### COLLECTED MATERIAL
* Begin *

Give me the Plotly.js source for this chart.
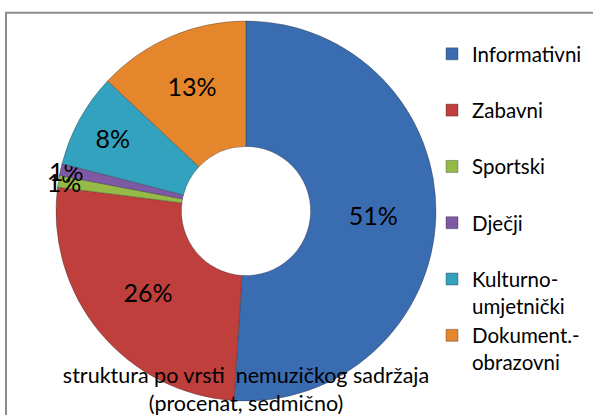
<!DOCTYPE html>
<html>
<head>
<meta charset="utf-8">
<script src="https://cdn.plot.ly/plotly-3.0.1.min.js"></script>
<style>html,body{margin:0;padding:0;background:#fff;}#chart{width:593px;height:415px;}</style>
</head>
<body>
<div id="chart"></div>
<script>
const categories = ["Informativni", "Zabavni", "Sportski", "Dječji", "Kulturno-umjetnički", "Dokument.-obrazovni"];
const legendLabels = ["Informativni<br> ", "Zabavni<br> ", "Sportski<br> ", "Dječji<br> ", "Kulturno-<br>umjetnički", "Dokument.-<br>obrazovni"];
const percentValues = [51, 26, 1, 1, 8, 13];
const sliceColors = ["#3a6cb2", "#bf3f3c", "#95ba48", "#7d5aa3", "#33a2bf", "#e6862c"];
const chartTitle = "struktura po vrsti  nemuzičkog sadržaja<br>(procenat, sedmično)";

const W = 593, H = 415;
const cx = 246, cy = 211, R = 190;

const trace = {
  type: "pie",
  labels: legendLabels,
  values: percentValues,
  sort: false,
  direction: "clockwise",
  rotation: 0,
  hole: 0.34,
  marker: {colors: sliceColors, line: {color: "rgba(40,40,40,0.35)", width: 1}},
  textinfo: "percent",
  texttemplate: "%{value}%",
  textposition: "inside",
  insidetextorientation: "horizontal",
  textfont: {family: "Lato, 'Open Sans', sans-serif", size: 25, color: "#000"},
  domain: {x: [(cx - R) / W, (cx + R) / W], y: [(H - cy - R) / H, (H - cy + R) / H]},
  hoverinfo: "none"
};

const layout = {
  width: W, height: H,
  margin: {l: 0, r: 0, t: 0, b: 0},
  paper_bgcolor: "#fff",
  showlegend: true,
  uniformtext: {mode: "show", minsize: 25},
  legend: {
    x: 432 / W, xanchor: "left",
    y: 1 - 34 / H, yanchor: "top",
    valign: "top",
    font: {family: "Lato, 'Open Sans', sans-serif", size: 20.5, color: "#000"},
    bgcolor: "rgba(0,0,0,0)"
  },
  title: {
    text: chartTitle,
    font: {family: "Lato, 'Open Sans', sans-serif", size: 21.5, color: "#000"},
    x: 246 / W, xanchor: "center", xref: "container",
    y: 1 - 383 / H, yanchor: "top", yref: "container"
  },
  shapes: [{
    type: "rect", xref: "paper", yref: "paper", layer: "below",
    x0: 6 / W, x1: 1.02, y0: -0.02, y1: 1 - 12.7 / H,
    line: {color: "#8c8c8c", width: 2}
  }]
};

Plotly.newPlot("chart", [trace], layout, {displayModeBar: false, staticPlot: true});
</script>
</body>
</html>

* End *

### YOUR TASK
What is needed is an exact reproduction of the data, pictures excluded.

### COMPLETE ANSWER
Give me the Plotly.js source for this chart.
<!DOCTYPE html>
<html>
<head>
<meta charset="utf-8">
<script src="https://cdn.plot.ly/plotly-3.0.1.min.js"></script>
<style>html,body{margin:0;padding:0;background:#fff;}#chart{width:593px;height:415px;}</style>
</head>
<body>
<div id="chart"></div>
<script>
const categories = ["Informativni", "Zabavni", "Sportski", "Dječji", "Kulturno-umjetnički", "Dokument.-obrazovni"];
const legendLabels = ["Informativni<br> ", "Zabavni<br> ", "Sportski<br> ", "Dječji<br> ", "Kulturno-<br>umjetnički", "Dokument.-<br>obrazovni"];
const percentValues = [51, 26, 1, 1, 8, 13];
const sliceColors = ["#3a6cb2", "#bf3f3c", "#95ba48", "#7d5aa3", "#33a2bf", "#e6862c"];
const chartTitle = "struktura po vrsti  nemuzičkog sadržaja<br>(procenat, sedmično)";

const W = 593, H = 415;
const cx = 246, cy = 211, R = 190;

const trace = {
  type: "pie",
  labels: legendLabels,
  values: percentValues,
  sort: false,
  direction: "clockwise",
  rotation: 0,
  hole: 0.34,
  marker: {colors: sliceColors, line: {color: "rgba(40,40,40,0.35)", width: 1}},
  textinfo: "percent",
  texttemplate: "%{value}%",
  textposition: "inside",
  insidetextorientation: "horizontal",
  textfont: {family: "Lato, 'Open Sans', sans-serif", size: 25, color: "#000"},
  domain: {x: [(cx - R) / W, (cx + R) / W], y: [(H - cy - R) / H, (H - cy + R) / H]},
  hoverinfo: "none"
};

const layout = {
  width: W, height: H,
  margin: {l: 0, r: 0, t: 0, b: 0},
  paper_bgcolor: "#fff",
  showlegend: true,
  uniformtext: {mode: "show", minsize: 25},
  legend: {
    x: 432 / W, xanchor: "left",
    y: 1 - 34 / H, yanchor: "top",
    valign: "top",
    font: {family: "Lato, 'Open Sans', sans-serif", size: 20.5, color: "#000"},
    bgcolor: "rgba(0,0,0,0)"
  },
  title: {
    text: chartTitle,
    font: {family: "Lato, 'Open Sans', sans-serif", size: 21.5, color: "#000"},
    x: 246 / W, xanchor: "center", xref: "container",
    y: 1 - 383 / H, yanchor: "top", yref: "container"
  },
  shapes: [{
    type: "rect", xref: "paper", yref: "paper", layer: "below",
    x0: 6 / W, x1: 1.02, y0: -0.02, y1: 1 - 12.7 / H,
    line: {color: "#8c8c8c", width: 2}
  }]
};

Plotly.newPlot("chart", [trace], layout, {displayModeBar: false, staticPlot: true});
</script>
</body>
</html>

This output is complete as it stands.